If you choose to Availability, you will be able to make a quorum of data, or make a best-guess as to the best data, and then return data.  Even with a network partition, requests can still be served, with the best possible data.  But is it always the most accurate data?  No, this cannot be known, because there is a partition in the system, not all versions of the data are known.  Concepts of a quorum of nodes exist to try to deal with this, but with the complex ways partitions can occur, these cannot be guaranteed to be accurate.  Perhaps they can be “accurate enough”, and that means again, that Consistency has been given up for Availability.

Often, giving up Consistency for Availability is a good choice.  For things like message forums, community sites, games, or other systems that deal with non-scare resources, this is a problem that is benefited by releasing the requirement for Consistency, because it’s more important people can use the service, and the data will “catch up” at some point and look pretty-consistent.

If you are dealing with scare resources like money, airplane seat reservations (!), or who will win an election, then Consistency is more important.  There are scarce resources being reserved by the request; to be inconsistent in approving requests means the scarce resources will be over-committed and there will be penalties external to the system to deal with.

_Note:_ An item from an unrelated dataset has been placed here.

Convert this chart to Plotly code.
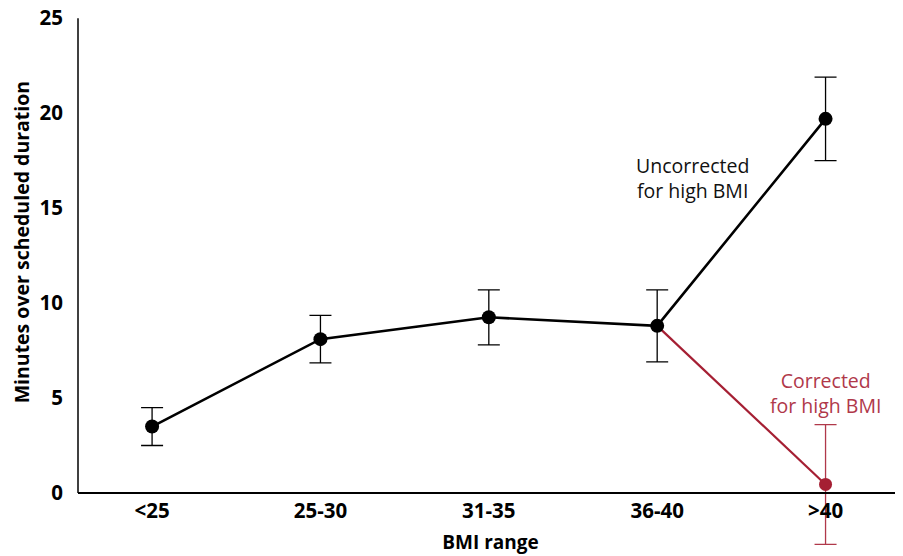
import plotly.graph_objects as go

categories = ["<25", "25-30", "31-35", "36-40", ">40"]
uncorrected = [3.5, 8.1, 9.25, 8.8, 19.7]
uncorrected_err = [1.0, 1.25, 1.45, 1.9, 2.2]
corrected_x = ["36-40", ">40"]
corrected = [8.8, 0.45]
corrected_err = [3.15]
y_ticks = [0, 5, 10, 15, 20, 25]

RED = "#a51f33"
RED_TEXT = "#b0384a"
FONT = "Open Sans"
Y_MIN, Y_MAX = -2.896, 25.01

fig = go.Figure()

# corrected line
fig.add_trace(go.Scatter(
    x=corrected_x, y=corrected, mode="lines",
    line=dict(color=RED, width=2.2),
    cliponaxis=False, showlegend=False, hoverinfo="skip"))
# corrected point with error bar
fig.add_trace(go.Scatter(
    x=corrected_x[-1:], y=corrected[-1:], mode="markers",
    marker=dict(size=13, color=RED),
    error_y=dict(type="data", array=corrected_err, color=RED_TEXT,
                 thickness=1.3, width=11),
    cliponaxis=False, showlegend=False, hoverinfo="skip"))

fig.add_trace(go.Scatter(
    x=categories, y=uncorrected, mode="lines+markers",
    line=dict(color="black", width=2.6),
    marker=dict(size=14, color="black"),
    error_y=dict(type="data", array=uncorrected_err, color="black",
                 thickness=1.3, width=11),
    cliponaxis=False, showlegend=False, hoverinfo="skip"))

fig.add_annotation(x=3.21, y=16.6, xref="x", yref="y",
                   text="Uncorrected<br>for high BMI", showarrow=False,
                   font=dict(family=FONT, size=19.5, color="#111111"), align="center")
fig.add_annotation(x=4.0, y=5.24, xref="x", yref="y",
                   text="Corrected<br>for high BMI", showarrow=False,
                   font=dict(family=FONT, size=19.5, color=RED_TEXT), align="center")

# y axis title
fig.add_annotation(x=-0.0691, y=13.25, xref="paper", yref="y", xanchor="center", yanchor="middle",
                   text="<b>Minutes over scheduled duration</b>", showarrow=False, textangle=-90,
                   font=dict(family=FONT, size=19.5, color="black"))

# y axis line from 0 to top only
fig.add_shape(type="line", xref="paper", yref="y", x0=0, x1=0, y0=0, y1=25,
              line=dict(color="black", width=1.5))

zero_pos = (0 - Y_MIN) / (Y_MAX - Y_MIN)

fig.update_layout(
    width=895, height=548,
    margin=dict(l=70, r=0, t=10, b=8),
    paper_bgcolor="white", plot_bgcolor="white",
    font=dict(family=FONT, size=19, color="black"),
    xaxis=dict(
        type="category", categoryorder="array", categoryarray=categories,
        range=[-0.44, 4.46], showline=True, linecolor="black", linewidth=1.5,
        anchor="free", position=zero_pos,
        showgrid=False, ticks="", ticklabelstandoff=0,
        tickfont=dict(family=FONT, size=20.5, color="black", weight="bold"),
        title=dict(text="<b>BMI range</b>", font=dict(family=FONT, size=19), standoff=11),
        automargin=False, zeroline=False),
    yaxis=dict(
        range=[Y_MIN, Y_MAX], tickvals=y_ticks, showline=False,
        showgrid=False, zeroline=False, ticks="", ticklabelstandoff=14,
        ticklabeloverflow="allow",
        tickfont=dict(family=FONT, size=20.5, color="black", weight="bold"),
        automargin=False),
)

fig.write_html("out.html")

The reality of working with systems has always had this give and take to it.  It is the nature of things to not be all things to all people, they only are what they are, and the CAP theory is just an explanation that you can’t have everything, and since you can’t, here is a clear definition of the choices you have:  Consistency or Availability.

You don’t get to choose not to have Partitions, and that is why the P:A/C theory matters.